You can, of course mix and match these things in many, many ways to get all kinda of representations of your data.

Here’s a few more examples of things you can do.

big.five %>% 
  ggplot(aes(x = school, y = friendliness.e, fill = school)) +
  geom_boxplot() +
  facet_grid(~gender) +
  labs(x = "School", y = "Friendliness", title = "Friendliness by School and Gender")

Using geom_violin() will make a “Violin Plot” which is mix between a boxplot and a histogram. geom_jitter() will also overlay the points on it.

big.five %>% 
  ggplot(aes(x = school, y = friendliness.e, fill = school)) +
  geom_violin() +
  geom_jitter() +
  facet_grid(~gender) +
  labs(x = "School", y = "Friendliness", title = "Friendliness by School and Gender")

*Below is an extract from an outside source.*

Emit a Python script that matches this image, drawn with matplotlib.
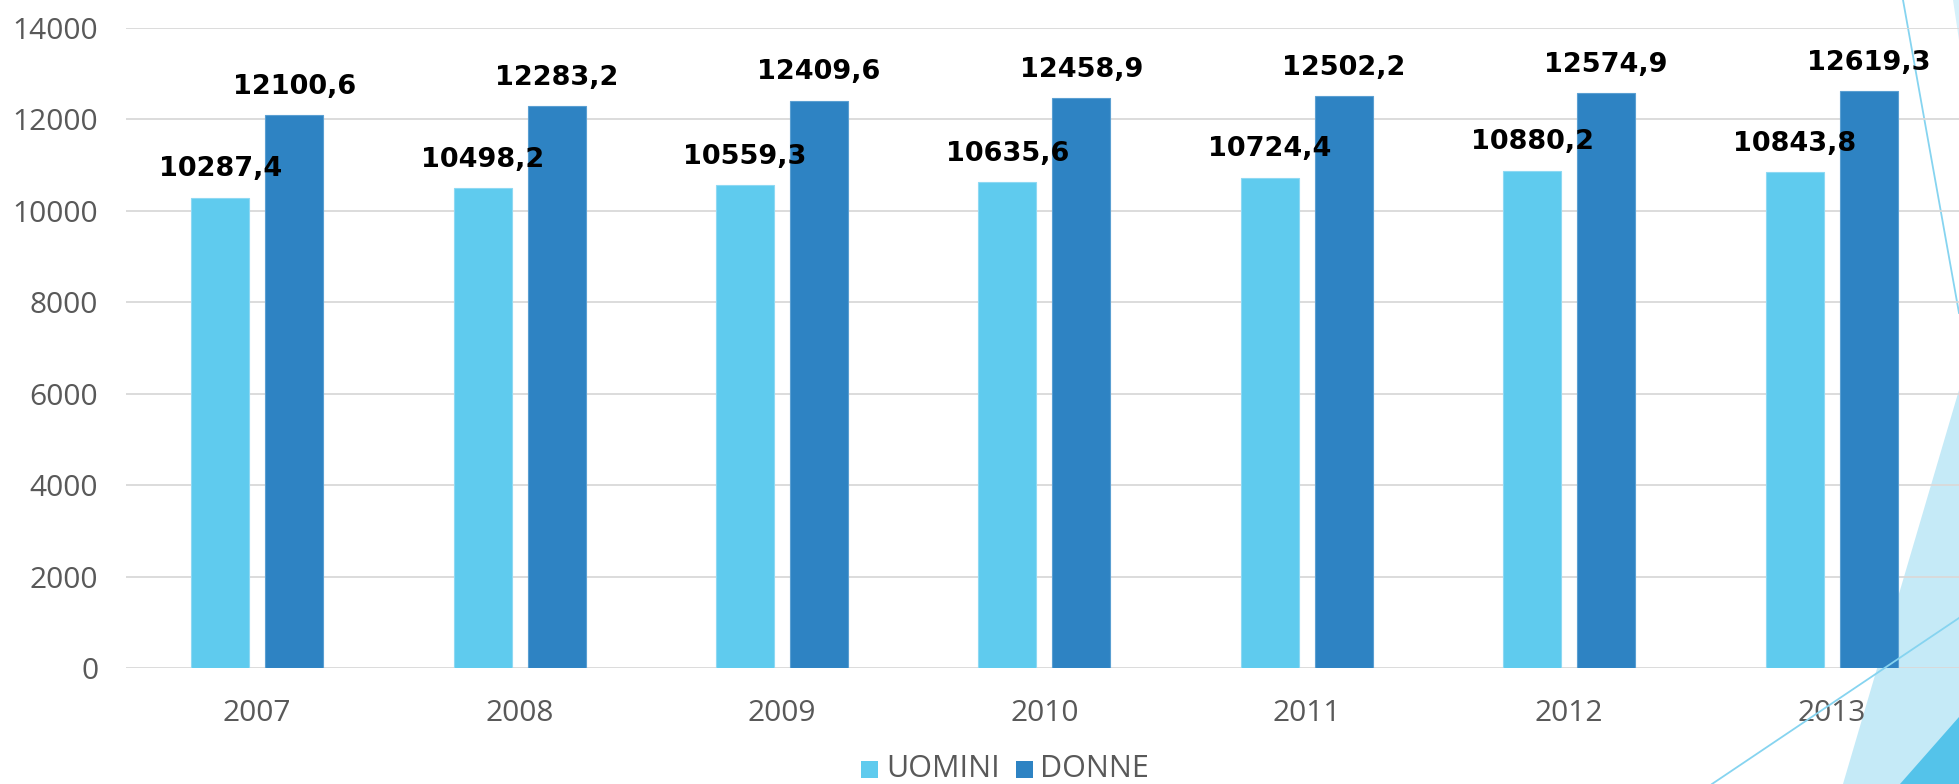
import matplotlib
matplotlib.use("Agg")
import matplotlib.pyplot as plt
from matplotlib.patches import Polygon, Rectangle
from matplotlib.lines import Line2D

years = ["2007", "2008", "2009", "2010", "2011", "2012", "2013"]
uomini = [10287.4, 10498.2, 10559.3, 10635.6, 10724.4, 10880.2, 10843.8]
donne = [12100.6, 12283.2, 12409.6, 12458.9, 12502.2, 12574.9, 12619.3]
series_names = ["UOMINI", "DONNE"]
colors = ["#5FCBEE", "#2E83C3"]
yticks = [0, 2000, 4000, 6000, 8000, 10000, 12000, 14000]

W, H = 1959, 784
fig = plt.figure(figsize=(W / 100, H / 100), dpi=100)
fig.patch.set_facecolor("white")

def fx(px):
    return px / W

def fy(py):
    return 1 - py / H

# decorative theme shapes (figure background)
deco_light = Polygon([(fx(1959), fy(390)), (fx(1843), fy(784)), (fx(1959), fy(784))],
                     closed=True, transform=fig.transFigure, facecolor="#C5EAF7",
                     edgecolor="none", zorder=-2)
deco_dark = Polygon([(fx(1959), fy(717)), (fx(1900), fy(784)), (fx(1959), fy(784))],
                    closed=True, transform=fig.transFigure, facecolor="#54C3EA",
                    edgecolor="none", zorder=-1.5)
deco_top = Polygon([(fx(1953), fy(0)), (fx(1959), fy(0)), (fx(1959), fy(40))],
                   closed=True, transform=fig.transFigure, facecolor="#D6F0FA",
                   edgecolor="none", zorder=-2)
for p in (deco_light, deco_dark, deco_top):
    fig.add_artist(p)
fig.add_artist(Line2D([fx(1903), fx(1959)], [fy(0), fy(313)], transform=fig.transFigure,
                      color="#86D4F0", lw=1.3, zorder=-1))
fig.add_artist(Line2D([fx(1712), fx(1959)], [fy(784), fy(618)], transform=fig.transFigure,
                      color="#86D4F0", lw=1.3, zorder=3))

left_px, right_px = 126, 1959
top_px, bot_px = 28, 668
ax = fig.add_axes([fx(left_px), fy(bot_px), fx(right_px - left_px), (bot_px - top_px) / H])
ax.patch.set_alpha(0)
ax.set_zorder(0)

spacing = 262.4
x = list(range(len(years)))
bw = 58 / spacing
off = 37 / spacing
ax.bar([i - off for i in x], uomini, width=bw, color=colors[0], edgecolor="#8ED9F3",
       linewidth=0.8, zorder=2)
ax.bar([i + off for i in x], donne, width=bw, color=colors[1], edgecolor="#5A9FD2",
       linewidth=0.8, zorder=2)

ax.set_xlim(-0.5, -0.5 + (right_px - left_px) / spacing)
ax.set_ylim(0, 14000)
ax.set_yticks(yticks)
ax.set_yticklabels([str(v) for v in yticks])
ax.set_xticks(x)
ax.set_xticklabels(years)
ax.yaxis.grid(True, color="#D9D9D9", linewidth=1.3, zorder=0)
ax.set_axisbelow(True)
for s in ax.spines.values():
    s.set_visible(False)
ax.tick_params(axis="both", length=0, labelcolor="#595959", labelsize=21.5)
ax.tick_params(axis="y", pad=20)
ax.tick_params(axis="x", pad=22)
for lab in ax.get_xticklabels() + ax.get_yticklabels():
    lab.set_fontfamily("Open Sans")

def fmt(v):
    return f"{v:.1f}".replace(".", ",")

for i in x:
    ax.annotate(fmt(uomini[i]), (i - off, uomini[i]), xytext=(0, 11), textcoords="offset points",
                ha="center", va="bottom", fontsize=19.5, fontweight="bold", color="black",
                family="DejaVu Sans", zorder=4)
    ax.annotate(fmt(donne[i]), (i + off, donne[i]), xytext=(0, 11), textcoords="offset points",
                ha="center", va="bottom", fontsize=19.5, fontweight="bold", color="black",
                family="DejaVu Sans", zorder=4)

# legend
sq = 17
leg_items = [(861, 886), (1016, 1040)]
for (sx, tx), name, c in zip(leg_items, series_names, colors):
    fig.add_artist(Rectangle((fx(sx), fy(778)), fx(sq), sq / H, transform=fig.transFigure,
                             facecolor=c, edgecolor="none"))
    fig.text(fx(tx), fy(769), name, ha="left", va="center", fontsize=22,
             color="#595959", family="Open Sans")

fig.savefig("out.png", dpi=100)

Using facet_grid(school~grade) will make two dimension of facets.

big.five %>% 
  ggplot(aes(x = anxiety.n, fill = gender)) +
  geom_histogram(binwidth = 3) +
  facet_grid(school~grade) +
  labs(x = "School", y = "Friendliness", title = "Friendliness by School and Gender")

geom_density() is like a histogram, but smoothed out. You can use position = "stack" to make them go on top of each other.

big.five %>% 
  ggplot(aes(x = artistic.interests.o, fill = class.day)) +
  geom_density(position = "stack") +
  facet_grid(gender~.)

## Warning: Groups with fewer than two data points have been dropped.

## Warning: Removed 1 rows containing missing values (position_stack).

big.five %>% 
  ggplot(aes(x = openness, fill = class.day)) +
  geom_density(position = "stack") +
  facet_grid(gender~grade) +
  scale_fill_viridis_d()

## Warning: Groups with fewer than two data points have been dropped.

## Warning: Removed 1 rows containing missing values (position_stack).

You can use geom_density(position = "fill") to make them fill the whole plot area, but the amount they fill is dependent on their relative proportions.

big.five %>% 
  ggplot(aes(x = anxiety.n, fill = class.day)) +
  geom_density(position = "fill") +
  facet_grid(gender~grade) +
  scale_fill_viridis_d()

## Warning: Groups with fewer than two data points have been dropped.

## Warning: Removed 1 rows containing missing values (position_stack).